Bij pleidooi heeft [appellant] nog aangevoerd dat hem een beroep toekomt op een derdenbeding, maar door hem is in de memorie van grieven niet gemotiveerd gesteld dat en waarom het Herstelkader dient te worden aangemerkt als een overeenkomst die voor hem het recht geeft om een prestatie van Deutsche Bank te vorderen. Dat een dergelijke overeenkomst zou bestaan, is ook overigens niet gebleken. Als gezegd bevat het Herstelkader enkel regels waaraan banken zichzelf hebben geconformeerd bij het doen van een coulanceaanbod.
3.13.
Grief 5 is een restgrief zonder zelfstandige betekenis en kan buiten behandeling blijven.
3.14.
De bewijsaanbiedingen hebben geen betrekking op voldoende concrete stellingen die, indien bewezen tot een ander oordeel in deze zaak dienen te leiden. De bewijsaanbiedingen zullen daarom als niet ter zake dienend worden gepasseerd.
3.15.
De grieven falen.
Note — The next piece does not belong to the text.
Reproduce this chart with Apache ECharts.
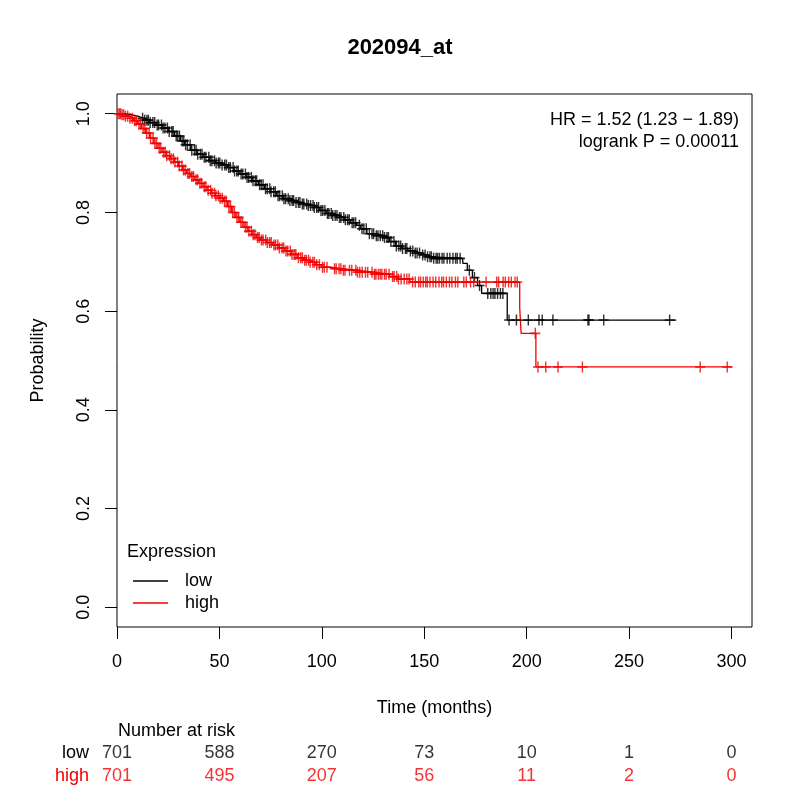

Het vonnis waarvan beroep zal worden bekrachtigd. [appellant] zal als in het ongelijk gestelde partij worden verwezen in de kosten van het geding in hoger beroep.

5.Beslissing

Het hof:
bekrachtigt het vonnis waarvan beroep;
wijst af de in hoger beroep gewijzigde vordering;
veroordeelt [appellant] in de kosten van het geding in hoger beroep, tot op heden aan de zijde van Deutsche Bank begroot op € 5.517,00 aan verschotten en € 12.192,00 voor salaris advocaat en op € 163,00 voor nasalaris, te vermeerderen met € 85,00 voor nasalaris en met de kosten van het betekeningsexploot, ingeval niet binnen veertien dagen is voldaan aan de bij dit arrest uitgesproken veroordeling(en) en betekening van dit arrest heeft plaatsgevonden, en te vermeerderen met de wettelijke rente over de proceskosten, indien niet binnen veertien dagen na de datum van dit arrest dan wel het verschuldigd worden van de nakosten aan de proceskostenveroordeling is voldaan;
verklaart deze veroordelingen uitvoerbaar bij voorraad.
Dit arrest is gewezen door mrs. J.W. Hoekzema, R.M. de Winter en L. Alwin en door de rolraadsheer in het openbaar uitgesproken op 12 oktober 2021.